Another overwhelming aspect of my experience was the opportunity to spend the next two nights as a guest at Rideau Hall. I was so fortunate to be joined by my five panel co-participants, who were exceptionally good company and made the experience a lot of fun. Our rooms were magnificent, decorated with brilliant Canadian art, furnished beautifully, outfitted for everything a guest could possibly require, and oh, the comfort. I’ve never in my life been to anyplace so nice, and I’m not sure when I’ll have such an experience again. We were treated so well, a particular highlight being our breakfast on the veranda– a glassed in porch with the sun shining in and the snow-covered grounds of Rideau Hall on show. I could have lingered there forever, the conversation with these women so exciting and inspiring. Rideau Hall is impeccably run by a staff whose object seems to be their guests’ comfort, even if that guest is ordinary me.

And then there was the presentation of the Governor General’s Literary Awards last evening, which the five of us were so fortunate to attend. The atmosphere at Rideau Hall was electric as the guests arrived, well-dressed men and women who appeared in their element, and then the writers, artists and publishers dressed in the nicest clothes they’d ever put on in their lives. All ecstatic to be in attendance. The Governor General made a tremendous impression, the artists’ acceptance speeches were so moving and inspiring, and when all rose to sing our national anthem at the end of the event, I’ll confess to crying a little bit. The evening had been so moving, and I was once again proud and honored to be a part of it. It made me think of any cries of elitism, which should be shot down by the simple fact they let me in. And that once a year, at the very very least, we do celebrate our country’s literature in such style. That these artists have it affirmed that what they do matters, and I can only imagine how satisfying that must be after the struggle and sacrifice required to succeed in the arts at all.

I am not sure I even suspected how truly marvelous days could be (and we all know that I do collect good days like postcards). My respect for Michaëlle Jean knows no bounds, I think, and I am awed by her intelligence, her demeanour and elegance– class personified. I have met some lovely people I hope to know for a while, and made fabulous memories. And now to be home again, where the staff aren’t so agreeable but it’s where I belong. What a lucky one am I.
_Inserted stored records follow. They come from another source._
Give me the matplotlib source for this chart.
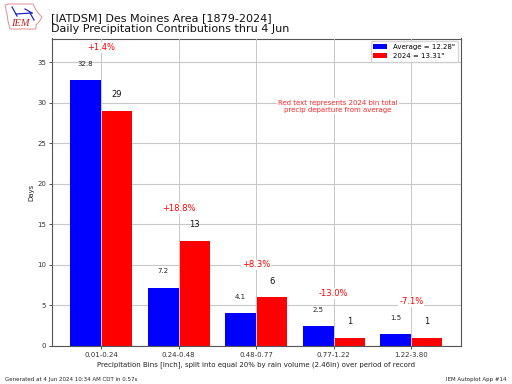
import matplotlib
matplotlib.use("Agg")
import matplotlib.pyplot as plt
from matplotlib.patches import Polygon
import numpy as np

bins = ["0.01-0.24", "0.24-0.48", "0.48-0.77", "0.77-1.22", "1.22-3.80"]
average_days = [32.8, 7.2, 4.1, 2.5, 1.5]
year_days = [29, 13, 6, 1, 1]
departures = ["+1.4%", "+18.8%", "+8.3%", "-13.0%", "-7.1%"]

fig = plt.figure(figsize=(5.12, 3.84), dpi=100)
W, H = 512.0, 384.0
ax = fig.add_axes([51.5/W, 1-346/H, (461-51.5)/W, (346-38.5)/H])
x = np.arange(len(bins))
w = 0.4
ax.bar(x-w/2, average_days, w, color="blue", label="Average = 12.28\"", zorder=2)
ax.bar(x+w/2, year_days, w, color="red", label="2024 = 13.31\"", zorder=2)
ax.set_axisbelow(True)
ax.grid(True, axis="y", color="#c8c8c8", lw=0.8)
ax.set_xlim(-0.64, 4.64)
ax.set_ylim(0, 37.95)
ax.set_xticks(x)
ax.set_xticklabels(bins)
ax.set_yticks(range(0, 36, 5))
# vertical grid lines show along the seam between each pair of bars
for pos in x:
    ax.axvline(pos, color="#c8c8c8", lw=0.7, zorder=3)
ax.tick_params(labelsize=5, length=2.5, width=0.6, pad=1.5, colors="#333333")
for s in ax.spines.values():
    s.set_linewidth(0.8)
    s.set_color("#555555")
ax.set_ylabel("Days", fontsize=5, color="#222222", labelpad=1.5)
ax.set_xlabel("Precipitation Bins [inch], split into equal 20% by rain volume (2.46in) over period of record",
              fontsize=5, color="#222222", labelpad=3)

for i, (a, y, d) in enumerate(zip(average_days, year_days, departures)):
    ax.text(i-w/2, a+2, f"{a}", ha="center", va="center", fontsize=5, color="#222222", zorder=5)
    ax.text(i+w/2, y+2, f"{y}", ha="center", va="center", fontsize=6, color="#111111", zorder=5)
    ax.text(i, max(a, y)+4, d, ha="center", va="center", fontsize=6, color="red", zorder=5,
            bbox=dict(fc="white", ec="none", pad=0.6))

ax.text(0.70, 0.78, "Red text represents 2024 bin total\nprecip departure from average",
        transform=ax.transAxes, ha="center", va="center", fontsize=5, color="red", alpha=0.85, zorder=5,
        linespacing=1.25, bbox=dict(fc="white", ec="none", pad=1))

ax.legend(loc="upper right", fontsize=5, framealpha=0.8, borderpad=0.4, handlelength=2.0,
          labelspacing=0.4, handletextpad=0.9, borderaxespad=0.4).set_zorder(6)

fig.text(51/W, 1-18/H, "[IATDSM] Des Moines Area [1879-2024]", fontsize=8, color="#111111", va="center")
fig.text(51/W, 1-29.5/H, "Daily Precipitation Contributions thru 4 Jun", fontsize=8, color="#111111", va="center")
fig.text(5/W, 1-379/H, "Generated at 4 Jun 2024 10:34 AM CDT in 0.57s", fontsize=4, color="#222222", va="center")
fig.text(507/W, 1-379/H, "IEM Autoplot App #14", fontsize=4, color="#222222", va="center", ha="right")

# IEM logo: Iowa outline, network sketch, lettering
outline = [(5,5),(9,4),(33,4),(36,10),(38,13),(42,17),(39,22),(36,25),(36,29),(10,29),(8,21),(7,14)]
fig.add_artist(Polygon([(px/W, 1-py/H) for px, py in outline], closed=True,
                       fc="none", ec="#e09090", lw=0.7, transform=fig.transFigure))
for seg in [[(16,14),(32,13)],[(12,7),(17,16)],[(25,9),(32,13)],[(30,13),(34,20)]]:
    xs, ys = zip(*seg)
    fig.add_artist(plt.Line2D([v/W for v in xs], [1-v/H for v in ys], color="#2222cc", lw=0.9,
                              transform=fig.transFigure))
fig.text(11/W, 1-24/H, "IEM", fontsize=7.5, color="#c02020", style="italic", family="Liberation Serif", va="center")

fig.savefig("out.png", dpi=100)
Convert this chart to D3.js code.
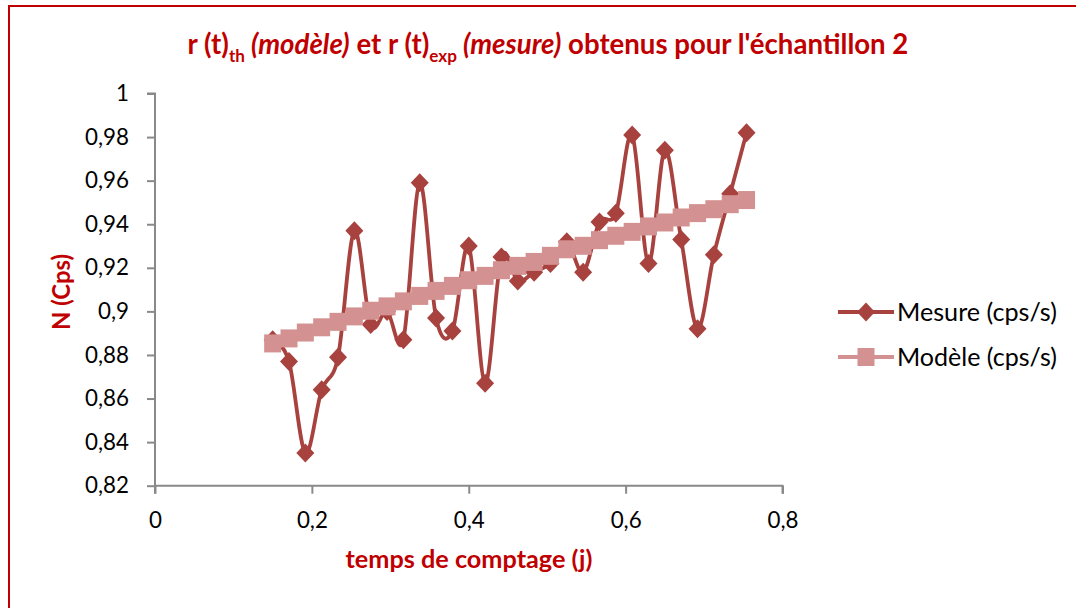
<!DOCTYPE html>
<html>
<head>
<meta charset="utf-8">
<script src="https://cdn.jsdelivr.net/npm/d3@7"></script>
<style>
  html, body { margin: 0; padding: 0; background: #fff; }
  svg { display: block; }
  text { font-family: Lato, "Open Sans", "Liberation Sans", sans-serif; }
</style>
</head>
<body>
<svg id="chart" width="1076" height="608"></svg>
<script>
// Counting times (days), one reading every half hour
const tStart = 0.15;
const tStep = 1 / 48;
const mesure = [0.887, 0.877, 0.835, 0.864, 0.879, 0.937, 0.894, 0.900, 0.887, 0.959,
                0.897, 0.891, 0.930, 0.867, 0.925, 0.914, 0.918, 0.922, 0.932, 0.918,
                0.941, 0.945, 0.981, 0.922, 0.974, 0.933, 0.892, 0.926, 0.954, 0.982];
const modele = [0.8853, 0.8876, 0.8903, 0.8927, 0.8952, 0.8977, 0.9003, 0.9023, 0.9046, 0.9071,
                0.9094, 0.9117, 0.9143, 0.9163, 0.9189, 0.9209, 0.9227, 0.9255, 0.9285, 0.9301,
                0.9327, 0.9347, 0.9365, 0.9390, 0.9408, 0.9431, 0.9451, 0.9469, 0.9492, 0.9511];
const temps = mesure.map((_, i) => tStart + i * tStep);
const xTicks = [0, 0.2, 0.4, 0.6, 0.8];
const yTicks = [0.82, 0.84, 0.86, 0.88, 0.9, 0.92, 0.94, 0.96, 0.98, 1];
const seriesNames = ["Mesure (cps/s)", "Modèle (cps/s)"];

const colMesure = "#A8423F";
const colModele = "#D39291";
const colTitle = "#C00000";
const colAxis = "#898989";

const svg = d3.select("#chart");

// Scale a text's font size so that it spans the wanted width
function fitWidth(sel, width) {
  const node = sel.node();
  const size = parseFloat(sel.style("font-size"));
  const w = node.getComputedTextLength();
  const s = size * width / w;
  sel.style("font-size", s + "px");
  return s;
}

// Outer frame
svg.append("rect")
  .attr("x", 9).attr("y", 6).attr("width", 1100).attr("height", 700)
  .attr("fill", "none").attr("stroke", colTitle).attr("stroke-width", 2);

const x = d3.scaleLinear().domain([0, 0.8]).range([155, 782.5]);
const y = d3.scaleLinear().domain([0.82, 1]).range([485.7, 93.5]);

const fmt = v => String(+v.toFixed(2)).replace(".", ",");

// Tick label size, taken from the width of a two-decimal label
const probe = svg.append("text").style("font-size", "20px").text(fmt(0.98));
const tickSize = fitWidth(probe, 44);
probe.remove();

// Axes
const gx = svg.append("g").attr("transform", `translate(0,${y(0.82)})`)
  .call(d3.axisBottom(x).tickValues(xTicks).tickSize(8).tickPadding(18).tickFormat(fmt));
const gy = svg.append("g").attr("transform", `translate(${x(0)},0)`)
  .call(d3.axisLeft(y).tickValues(yTicks).tickSize(8).tickPadding(18).tickFormat(fmt));
[gx, gy].forEach(g => {
  g.select(".domain").attr("stroke", colAxis).attr("stroke-width", 2);
  g.selectAll(".tick line").attr("stroke", colAxis).attr("stroke-width", 2);
  g.selectAll(".tick text").attr("fill", "#000").style("font-size", tickSize + "px")
    .style("font-family", "Lato, 'Open Sans', sans-serif");
});
gy.select(".domain").attr("d", `M-8,${y(1)}H0V${y(0.82)}`);
gx.select(".domain").attr("d", `M${x(0)},8V0H${x(0.8)}V8`);

// Series
const line = d3.line().x((d, i) => x(temps[i])).y(d => y(d)).curve(d3.curveCatmullRom.alpha(0));

svg.append("path").datum(mesure).attr("d", line)
  .attr("fill", "none").attr("stroke", colMesure).attr("stroke-width", 3.8);
svg.append("g").selectAll("path").data(mesure).join("path")
  .attr("d", "M0,-9.5L9,0L0,9.5L-9,0Z")
  .attr("transform", (d, i) => `translate(${x(temps[i])},${y(d)})`)
  .attr("fill", colMesure);

svg.append("path").datum(modele).attr("d", line)
  .attr("fill", "none").attr("stroke", colModele).attr("stroke-width", 3.8);
svg.append("g").selectAll("rect").data(modele).join("rect")
  .attr("x", (d, i) => x(temps[i]) - 8.5).attr("y", d => y(d) - 9)
  .attr("width", 17).attr("height", 18)
  .attr("fill", colModele);

// Legend
const legend = svg.append("g");
const legY = [312, 357];
[colMesure, colModele].forEach((c, k) => {
  legend.append("line").attr("x1", 838).attr("x2", 894).attr("y1", legY[k]).attr("y2", legY[k])
    .attr("stroke", c).attr("stroke-width", 3.8);
  if (k === 0) {
    legend.append("path").attr("d", "M0,-9.5L9,0L0,9.5L-9,0Z")
      .attr("transform", `translate(866,${legY[k]})`).attr("fill", c);
  } else {
    legend.append("rect").attr("x", 857.5).attr("y", legY[k] - 9).attr("width", 17).attr("height", 18).attr("fill", c);
  }
  const t = legend.append("text").attr("x", 897).attr("y", legY[k]).attr("dy", "0.36em")
    .style("font-size", "20px").attr("fill", "#000").text(seriesNames[k]);
  fitWidth(t, 160);
});

// Title
const title = svg.append("text").attr("x", 548).attr("y", 54).attr("text-anchor", "middle")
  .attr("fill", colTitle).style("font-size", "20px").style("font-weight", "bold");
title.append("tspan").text("r (t)");
title.append("tspan").text("th").style("font-size", "0.62em").attr("dy", "0.45em");
title.append("tspan").text(" (modèle)").style("font-style", "italic").attr("dy", "-0.28em");
title.append("tspan").text(" et r (t)");
title.append("tspan").text("exp").style("font-size", "0.62em").attr("dy", "0.45em");
title.append("tspan").text(" (mesure)").style("font-style", "italic").attr("dy", "-0.28em");
title.append("tspan").text(" obtenus pour l'échantillon 2");
fitWidth(title, 721);

// Axis titles
const xt = svg.append("text").attr("x", 469).attr("y", 568).attr("text-anchor", "middle")
  .attr("fill", colTitle).style("font-size", "20px").style("font-weight", "bold")
  .text("temps de comptage (j)");
fitWidth(xt, 247);
const yt = svg.append("text").attr("transform", "translate(70,292) rotate(-90)").attr("text-anchor", "middle")
  .attr("fill", colTitle).style("font-size", "20px").style("font-weight", "bold")
  .text("N (Cps)");
fitWidth(yt, 76);
</script>
</body>
</html>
4 thoughts on “What a lucky one am I”

  1. rona says:

    What a happy landmark in your life! Looking forward to seeing your presentation here.

  2. writer_guy says:

    I’m a mere fly on the wall for your blog, but this post really moved me. A big thank you for sharing your experience.

  3. Kerry says:

    I am glad you appreciated it! Truly one of the highlights of my young(ish) life.

  4. Tricia Dower says:

    Wow, Kerry, I didn’t know this had happened to you. How wonderful! You should be proud indeed.